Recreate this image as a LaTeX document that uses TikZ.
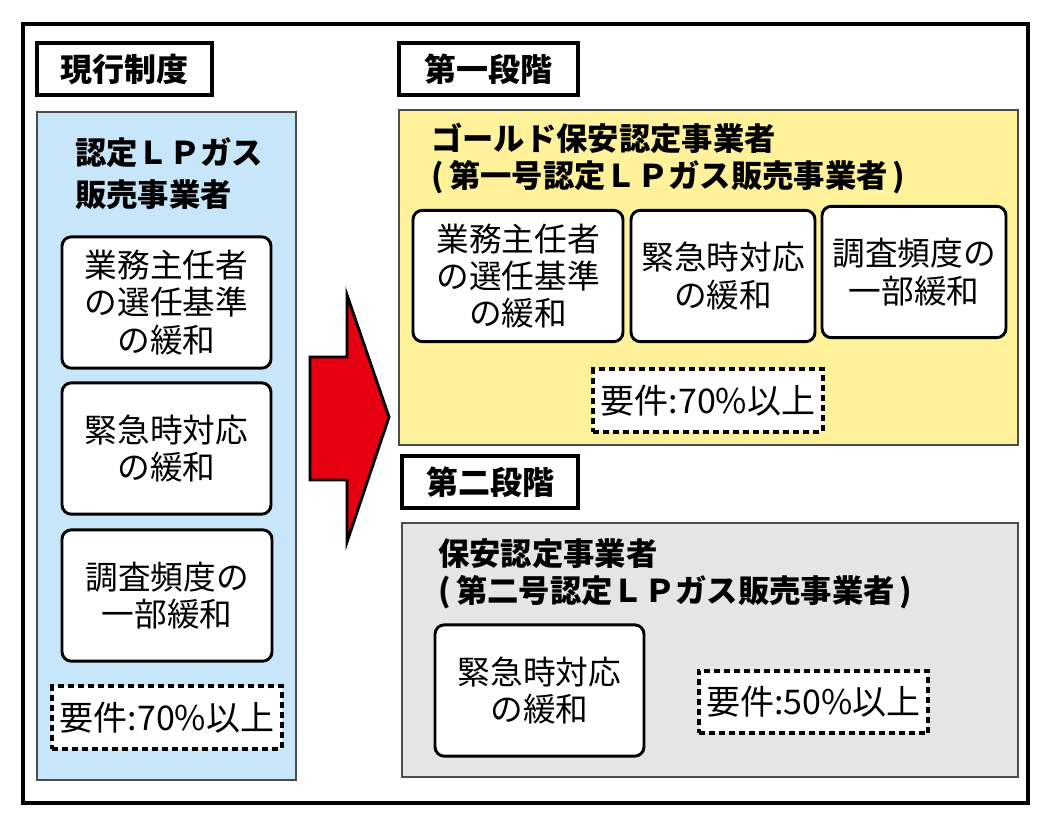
\documentclass[tikz,border=0pt]{standalone}
\usepackage{fontspec}
\setmainfont{Noto Sans CJK JP}
\usepackage{tikz}
\usepackage{xcolor}

\definecolor{panelblue}{RGB}{200,230,250}
\definecolor{panelyellow}{RGB}{255,242,155}
\definecolor{panelgray}{RGB}{229,229,229}
\definecolor{arrowred}{RGB}{230,0,18}

\begin{document}
\begin{tikzpicture}[x=0.75pt, y=-0.75pt,
    tag/.style={draw, line width=2.6pt, fill=white, inner sep=0pt,
        minimum height=39pt, font=\bfseries\fontsize{24pt}{28pt}\selectfont},
    panel/.style={draw=black!70, line width=1pt},
    head/.style={anchor=west, align=left, inner sep=0pt,
        font=\bfseries\fontsize{23.5pt}{28pt}\selectfont},
    item/.style={draw, fill=white, line width=2.2pt, rounded corners=7pt,
        align=center, inner sep=0pt, minimum height=98.5pt,
        font=\fontsize{24.5pt}{28pt}\selectfont},
    req/.style={draw, fill=white, dash pattern=on 4.5pt off 3pt,
        line width=2.8pt, inner sep=0pt, minimum width=172pt,
        minimum height=47pt, font=\fontsize{25.5pt}{28pt}\selectfont}]
    \useasboundingbox (0,0) rectangle (1052,827);

    % Frame
    \draw[line width=3pt] (23,24) rectangle (1028,803);

    % Current system
    \node[tag, minimum width=131pt] (nowtag) at (124.5,69) {現行制度};
    \draw[panel, fill=panelblue] (37,112) rectangle (296,780);
    \node[head, font=\bfseries\fontsize{23.5pt}{32pt}\selectfont] (nowhead) at (75,173.5)
        {認定ＬＰガス\\販売事業者};
    \node[item, minimum width=156.75pt] (nowa) at (166.5,302.5)
        {業務主任者\\の選任基準\\の緩和};
    \node[item, minimum width=156.75pt] (nowb) at (166.5,448.5)
        {緊急時対応\\の緩和};
    \node[item, minimum width=157.5pt] (nowc) at (167,595.5)
        {調査頻度の\\一部緩和};
    \node[req] (nowreq) at (167,717.5) {要件:70\%以上};

    % Arrow
    \draw[line width=2.2pt, fill=arrowred, line join=miter]
        (310,357) -- (347,357) -- (347,295) -- (389,417) -- (347,542)
        -- (347,480) -- (310,480) -- cycle;

    % First stage
    \node[tag, minimum width=134pt] (onetag) at (488.5,69) {第一段階};
    \draw[panel, fill=panelyellow] (399,110) rectangle (1018,445);
    \node[head] (onehead) at (431,158.5)
        {ゴールド保安認定事業者\\(\,第一号認定ＬＰガス販売事業者\,)};
    \node[item, minimum width=157.5pt] (onea) at (518,276)
        {業務主任者\\の選任基準\\の緩和};
    \node[item, minimum width=138pt] (oneb) at (723,276)
        {緊急時対応\\の緩和};
    \node[item, minimum width=138pt] (onec) at (914,272)
        {調査頻度の\\一部緩和};
    \node[req] (onereq) at (708,400.5) {要件:70\%以上};

    % Second stage
    \node[tag, minimum width=132pt] (twotag) at (490,482) {第二段階};
    \draw[panel, fill=panelgray] (402,523) rectangle (1018,777);
    \node[head] (twohead) at (438,574)
        {保安認定事業者\\(\,第二号認定ＬＰガス販売事業者\,)};
    \node[item, minimum width=156.75pt] (twoa) at (539.5,690.5)
        {緊急時対応\\の緩和};
    \node[req] (tworeq) at (813.5,702) {要件:50\%以上};
\end{tikzpicture}
\end{document}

INSTRUCTION:
Leave the pictures out and output the rest of the listing exactly.

WORKED ANSWER:
Recreate this image as a LaTeX document that uses TikZ.
\documentclass[tikz,border=0pt]{standalone}
\usepackage{fontspec}
\setmainfont{Noto Sans CJK JP}
\usepackage{tikz}
\usepackage{xcolor}

\definecolor{panelblue}{RGB}{200,230,250}
\definecolor{panelyellow}{RGB}{255,242,155}
\definecolor{panelgray}{RGB}{229,229,229}
\definecolor{arrowred}{RGB}{230,0,18}

\begin{document}
\begin{tikzpicture}[x=0.75pt, y=-0.75pt,
    tag/.style={draw, line width=2.6pt, fill=white, inner sep=0pt,
        minimum height=39pt, font=\bfseries\fontsize{24pt}{28pt}\selectfont},
    panel/.style={draw=black!70, line width=1pt},
    head/.style={anchor=west, align=left, inner sep=0pt,
        font=\bfseries\fontsize{23.5pt}{28pt}\selectfont},
    item/.style={draw, fill=white, line width=2.2pt, rounded corners=7pt,
        align=center, inner sep=0pt, minimum height=98.5pt,
        font=\fontsize{24.5pt}{28pt}\selectfont},
    req/.style={draw, fill=white, dash pattern=on 4.5pt off 3pt,
        line width=2.8pt, inner sep=0pt, minimum width=172pt,
        minimum height=47pt, font=\fontsize{25.5pt}{28pt}\selectfont}]
    \useasboundingbox (0,0) rectangle (1052,827);

    % Frame
    \draw[line width=3pt] (23,24) rectangle (1028,803);

    % Current system
    \node[tag, minimum width=131pt] (nowtag) at (124.5,69) {現行制度};
    \draw[panel, fill=panelblue] (37,112) rectangle (296,780);
    \node[head, font=\bfseries\fontsize{23.5pt}{32pt}\selectfont] (nowhead) at (75,173.5)
        {認定ＬＰガス\\販売事業者};
    \node[item, minimum width=156.75pt] (nowa) at (166.5,302.5)
        {業務主任者\\の選任基準\\の緩和};
    \node[item, minimum width=156.75pt] (nowb) at (166.5,448.5)
        {緊急時対応\\の緩和};
    \node[item, minimum width=157.5pt] (nowc) at (167,595.5)
        {調査頻度の\\一部緩和};
    \node[req] (nowreq) at (167,717.5) {要件:70\%以上};

    % Arrow
    \draw[line width=2.2pt, fill=arrowred, line join=miter]
        (310,357) -- (347,357) -- (347,295) -- (389,417) -- (347,542)
        -- (347,480) -- (310,480) -- cycle;

    % First stage
    \node[tag, minimum width=134pt] (onetag) at (488.5,69) {第一段階};
    \draw[panel, fill=panelyellow] (399,110) rectangle (1018,445);
    \node[head] (onehead) at (431,158.5)
        {ゴールド保安認定事業者\\(\,第一号認定ＬＰガス販売事業者\,)};
    \node[item, minimum width=157.5pt] (onea) at (518,276)
        {業務主任者\\の選任基準\\の緩和};
    \node[item, minimum width=138pt] (oneb) at (723,276)
        {緊急時対応\\の緩和};
    \node[item, minimum width=138pt] (onec) at (914,272)
        {調査頻度の\\一部緩和};
    \node[req] (onereq) at (708,400.5) {要件:70\%以上};

    % Second stage
    \node[tag, minimum width=132pt] (twotag) at (490,482) {第二段階};
    \draw[panel, fill=panelgray] (402,523) rectangle (1018,777);
    \node[head] (twohead) at (438,574)
        {保安認定事業者\\(\,第二号認定ＬＰガス販売事業者\,)};
    \node[item, minimum width=156.75pt] (twoa) at (539.5,690.5)
        {緊急時対応\\の緩和};
    \node[req] (tworeq) at (813.5,702) {要件:50\%以上};
\end{tikzpicture}
\end{document}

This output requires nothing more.